Stated goal:
Retype only what runs from the beginning of the data through the line with "const yearTicks = [1970, 1975, 1980, 1985, 1990, 1995, 2000];"; please omit the pictures and keep every line exact.

Data lines:
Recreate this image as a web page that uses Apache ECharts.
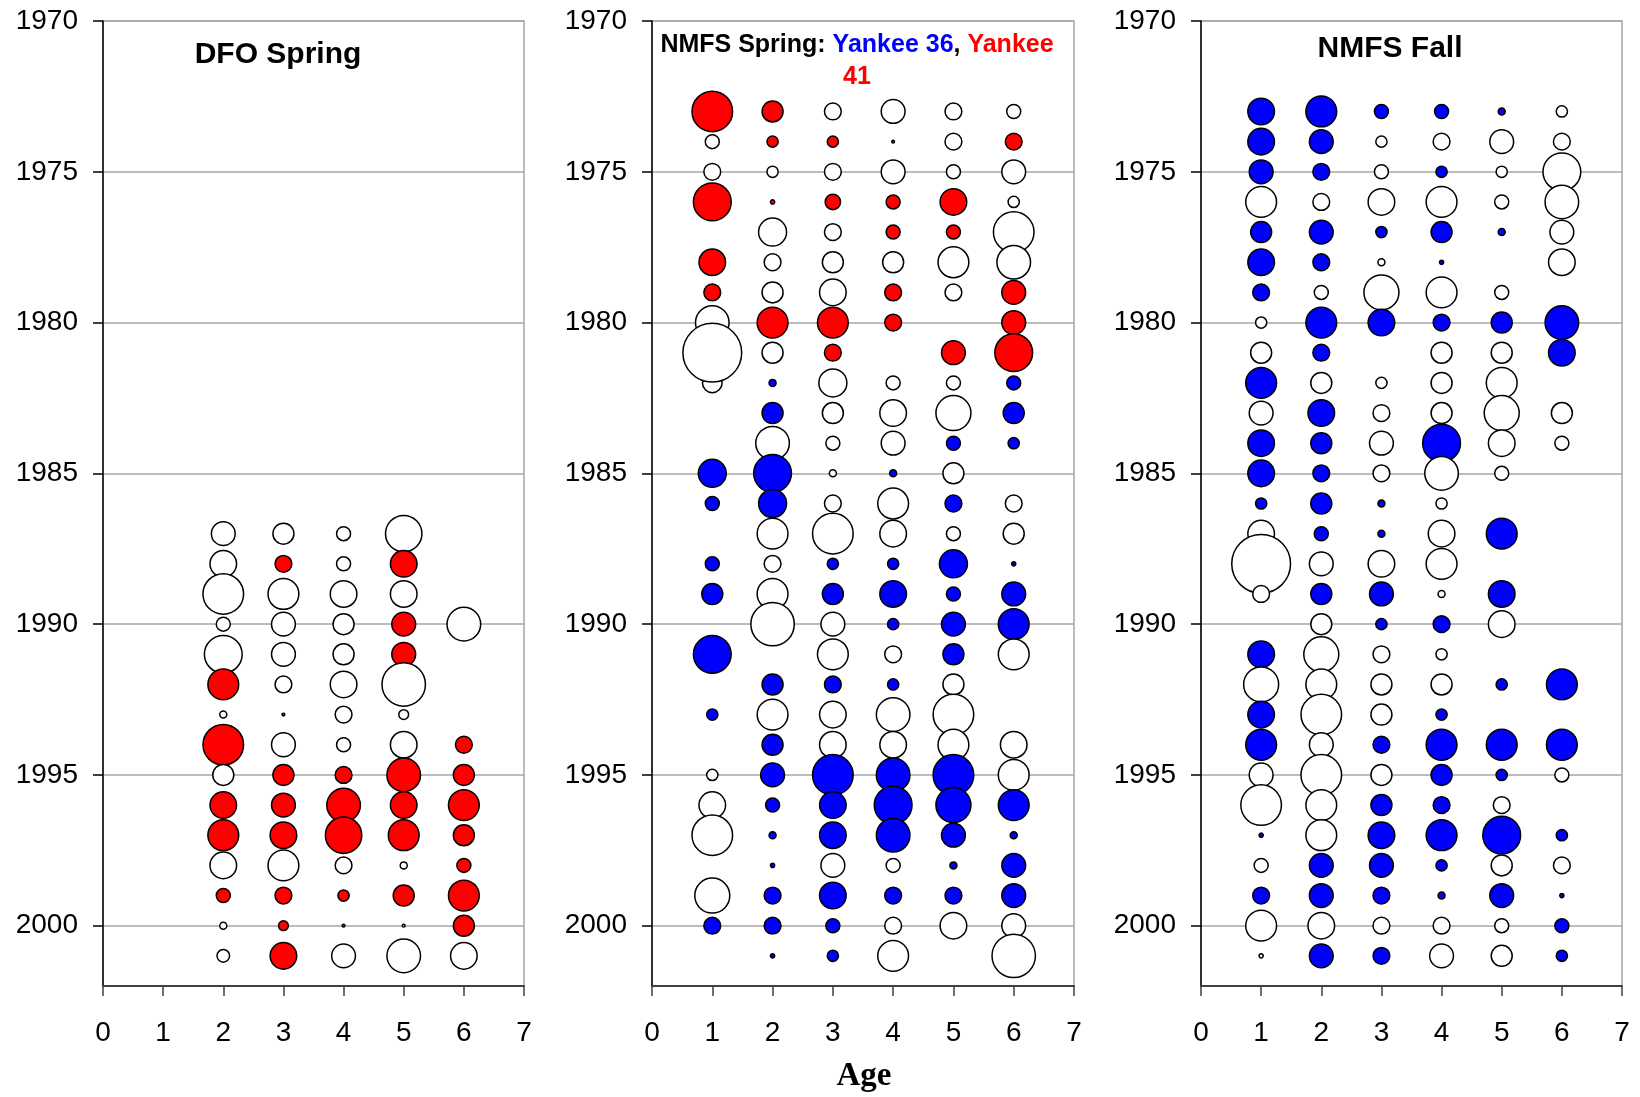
<!DOCTYPE html>
<html><head><meta charset="utf-8">
<script src="https://cdn.jsdelivr.net/npm/echarts@6/dist/echarts.min.js"></script>
<style>html,body{margin:0;padding:0;background:#fff}#c{width:1640px;height:1097px}</style>
</head><body><div id="c"></div><script>
// ---------------- DATA ----------------
// residuals (negative = filled bubble, positive = open bubble)
const ageTicks = [0, 1, 2, 3, 4, 5, 6, 7];
const yearTicks = [1970, 1975, 1980, 1985, 1990, 1995, 2000];

const dfoYears = [1987,1988,1989,1990,1991,1992,1993,1994,1995,1996,1997,1998,1999,2000,2001];
const dfoAge2 = [1.7, 1.9, 2.9, 1.0, 2.7, -2.2, 0.5, -2.9, 1.5, -1.9, -2.2, 1.9, -1.0, 0.5, 0.9];
const dfoAge3 = [1.5, -1.2, 2.2, 1.7, 1.7, 1.2, -0.2, 1.7, -1.5, -1.7, -1.9, 2.2, -1.2, -0.7, -1.9];
const dfoAge4 = [1.0, 1.0, 1.9, 1.5, 1.5, 1.9, 1.2, 1.0, -1.2, -2.4, -2.6, 1.2, -0.8, -0.2, 1.7];
const dfoAge5 = [2.6, -1.9, 1.9, -1.7, -1.7, 3.1, 0.7, 1.9, -2.4, -1.9, -2.2, 0.5, -1.5, 0.2, 2.4];
const dfoAge6 = [null, null, null, 2.4, null, null, null, -1.2, -1.5, -2.2, -1.5, -1.0, -2.2, -1.5, 1.9];

const nmfsYears = [1973,1974,1975,1976,1977,1978,1979,1980,1981,1982,1983,1984,1985,1986,1987,
  1988,1989,1990,1991,1992,1993,1994,1995,1996,1997,1998,1999,2000,2001];

const springAge1 = [-2.9,1.0,1.2,-2.7,null,-1.9,-1.2,2.4,4.2,1.4,null,null,-2.0,-1.0,null,-1.0,-1.5,null,-2.7,null,-0.8,null,0.8,1.9,2.9,null,2.5,-1.2,null];
const springAge2 = [-1.5,-0.8,0.8,-0.3,2.0,1.2,1.5,-2.2,1.5,-0.5,-1.5,2.4,-2.7,-2.0,2.2,1.2,2.2,3.1,null,-1.5,2.2,-1.5,-1.7,-1.0,-0.5,-0.3,-1.2,-1.2,-0.3];
const springAge3 = [1.2,-0.8,1.2,-1.1,1.2,1.5,1.9,-2.2,-1.2,2.0,1.5,1.0,0.5,1.2,2.9,-0.8,-1.5,1.7,2.2,-1.2,1.9,1.9,-2.9,-1.9,-1.9,1.7,-1.9,-1.0,-0.8];
const springAge4 = [1.7,-0.2,1.7,-1.0,-1.0,1.5,-1.2,-1.2,null,1.0,1.9,1.7,-0.5,2.2,1.9,-0.8,-1.9,-0.8,1.2,-0.8,2.4,1.9,-2.4,-2.7,-2.4,1.0,-1.2,1.2,2.2];
const springAge5 = [1.2,1.2,1.0,-1.9,-1.0,2.2,1.2,null,-1.7,1.0,2.5,-1.0,1.5,-1.2,1.0,-2.0,-1.0,-1.7,-1.5,1.5,2.9,2.2,-2.9,-2.5,-1.7,-0.5,-1.2,1.9,null];
const springAge6 = [1.0,-1.2,1.7,0.8,2.9,2.4,-1.7,-1.7,-2.7,-1.0,-1.5,-0.8,null,1.2,1.5,-0.3,-1.7,-2.2,2.2,null,null,1.9,2.2,-2.2,-0.5,-1.7,-1.7,1.7,3.1];

const fallAge1 = [-1.9,-1.9,-1.7,2.2,-1.5,-1.9,-1.2,0.8,1.5,-2.2,1.7,-1.9,-1.9,-0.8,1.9,4.2,1.2,null,-1.9,2.5,-1.9,-2.2,1.7,2.9,-0.3,1.0,-1.2,2.2,0.3];
const fallAge2 = [-2.2,-1.7,-1.2,1.2,-1.7,-1.2,1.0,-2.2,-1.2,1.5,-1.9,-1.5,-1.2,-1.5,-1.0,1.7,-1.5,1.5,2.5,2.2,2.9,1.7,2.9,2.2,2.2,-1.7,-1.7,1.9,-1.7];
const fallAge3 = [-1.0,0.8,1.0,1.9,-0.8,0.5,2.5,-1.9,null,0.8,1.2,1.7,1.2,-0.5,-0.5,1.9,-1.7,-0.8,1.2,1.5,1.5,-1.2,1.5,-1.5,-1.9,-1.7,-1.2,1.2,-1.2];
const fallAge4 = [-1.0,1.2,-0.8,2.2,-1.5,-0.3,2.2,-1.2,1.5,1.5,1.5,-2.7,2.4,0.8,1.9,2.2,0.5,-1.2,0.8,1.5,-0.8,-2.2,-1.5,-1.2,-2.2,-0.8,-0.5,1.2,1.7];
const fallAge5 = [-0.5,1.7,0.8,1.0,-0.5,null,1.0,-1.5,1.5,2.2,2.5,1.9,1.0,null,-2.2,null,-1.9,1.9,null,-0.8,null,-2.2,-0.8,1.2,-2.7,1.5,-1.7,1.0,1.5];
const fallAge6 = [0.8,1.2,2.7,2.4,1.7,1.9,null,-2.4,-1.9,null,1.5,1.0,null,null,null,null,null,null,null,-2.2,null,-2.2,1.0,null,-0.8,1.2,-0.3,-1.0,-0.8];

// ---------------- BUILD ----------------
const FONT = 'Arial, "Liberation Sans", sans-serif';
const SIZE_SCALE = 14;
const RED = '#ff0000', BLUE = '#0000ff';

function buildPoints(years, cols, keep) {
  const pts = [];
  years.forEach((y, i) => {
    cols.forEach(([age, arr]) => {
      const v = arr[i];
      if (v != null && (!keep || keep(y))) pts.push([age, y, v]);
    });
  });
  return pts;
}
const dfoCols = [[2, dfoAge2], [3, dfoAge3], [4, dfoAge4], [5, dfoAge5], [6, dfoAge6]];
const springCols = [[1, springAge1], [2, springAge2], [3, springAge3], [4, springAge4], [5, springAge5], [6, springAge6]];
const fallCols = [[1, fallAge1], [2, fallAge2], [3, fallAge3], [4, fallAge4], [5, fallAge5], [6, fallAge6]];

const grids = [
  { left: 103, top: 21, width: 421, height: 965 },
  { left: 652, top: 21, width: 422, height: 965 },
  { left: 1201, top: 21, width: 421, height: 965 }
];

function xAx(i) {
  return {
    gridIndex: i, type: 'value', min: 0, max: 7, interval: 1,
    axisLine: { show: true, onZero: false, lineStyle: { color: '#404040', width: 2 } },
    axisTick: { show: true, inside: false, length: 10, lineStyle: { color: '#404040', width: 1.5 } },
    axisLabel: { show: true, margin: 33, fontSize: 28, color: '#000', fontFamily: FONT,
      customValues: ageTicks, formatter: v => String(v) },
    splitLine: { show: false }
  };
}
function yAx(i) {
  return {
    gridIndex: i, type: 'value', inverse: true, min: 1970, max: 2002, interval: 5,
    axisLine: { show: true, onZero: false, lineStyle: { color: '#000', width: 1.5 } },
    axisTick: { show: true, inside: false, length: 10, customValues: yearTicks, lineStyle: { color: '#000', width: 1.5 } },
    axisLabel: { show: true, margin: 25, fontSize: 28, color: '#000', fontFamily: FONT,
      customValues: yearTicks, formatter: v => String(v) },
    splitLine: { show: true, lineStyle: { color: '#a6a6a6', width: 1.5 } }
  };
}
function bubbles(i, data, fill) {
  return {
    type: 'scatter', xAxisIndex: i, yAxisIndex: i, data: data,
    symbol: 'circle',
    symbolSize: v => SIZE_SCALE * Math.abs(v[2]),
    itemStyle: {
      color: p => (p.value[2] < 0 ? fill : '#ffffff'),
      borderColor: '#000', borderWidth: 1.5, opacity: 1
    },
    emphasis: { disabled: true },
    silent: true
  };
}

const chart = echarts.init(document.getElementById('c'), null, { renderer: 'canvas' });
chart.setOption({
  animation: false,
  backgroundColor: '#ffffff',
  grid: grids.map(g => Object.assign({ show: true, borderColor: '#a6a6a6', borderWidth: 1.5, backgroundColor: 'transparent' }, g)),
  xAxis: [xAx(0), xAx(1), xAx(2)],
  yAxis: [yAx(0), yAx(1), yAx(2)],
  series: [
    bubbles(0, buildPoints(dfoYears, dfoCols), RED),
    bubbles(1, buildPoints(nmfsYears, springCols, y => y >= 1982), BLUE),
    bubbles(1, buildPoints(nmfsYears, springCols, y => y <= 1981), RED),
    bubbles(2, buildPoints(nmfsYears, fallCols), BLUE)
  ],
  graphic: [
    { type: 'text', x: 278, y: 55, z: 100,
      style: { text: 'DFO Spring', font: 'bold 30px ' + FONT, fill: '#000', textAlign: 'center', textVerticalAlign: 'middle' } },
    { type: 'text', x: 1390, y: 49, z: 100,
      style: { text: 'NMFS Fall', font: 'bold 30px ' + FONT, fill: '#000', textAlign: 'center', textVerticalAlign: 'middle' } },
    { type: 'text', x: 857, y: 61, z: 100,
      style: {
        text: '{k|NMFS Spring: }{b|Yankee 36}{k|, }{r|Yankee}\n{r|41}',
        textAlign: 'center', textVerticalAlign: 'middle', align: 'center',
        font: 'bold 25px ' + FONT, lineHeight: 32,
        rich: {
          k: { fill: '#000', font: 'bold 25px ' + FONT, lineHeight: 32 },
          b: { fill: BLUE, font: 'bold 25px ' + FONT, lineHeight: 32 },
          r: { fill: RED, font: 'bold 25px ' + FONT, lineHeight: 32 }
        }
      } },
    { type: 'text', x: 864, y: 1076, z: 100,
      style: { text: 'Age', font: 'bold 33px "Times New Roman", "Liberation Serif", serif', fill: '#000', textAlign: 'center', textVerticalAlign: 'middle' } }
  ]
});
</script></body></html>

Final result:
Recreate this image as a web page that uses Apache ECharts.
<!DOCTYPE html>
<html><head><meta charset="utf-8">
<script src="https://cdn.jsdelivr.net/npm/echarts@6/dist/echarts.min.js"></script>
<style>html,body{margin:0;padding:0;background:#fff}#c{width:1640px;height:1097px}</style>
</head><body><div id="c"></div><script>
// ---------------- DATA ----------------
// residuals (negative = filled bubble, positive = open bubble)
const ageTicks = [0, 1, 2, 3, 4, 5, 6, 7];
const yearTicks = [1970, 1975, 1980, 1985, 1990, 1995, 2000];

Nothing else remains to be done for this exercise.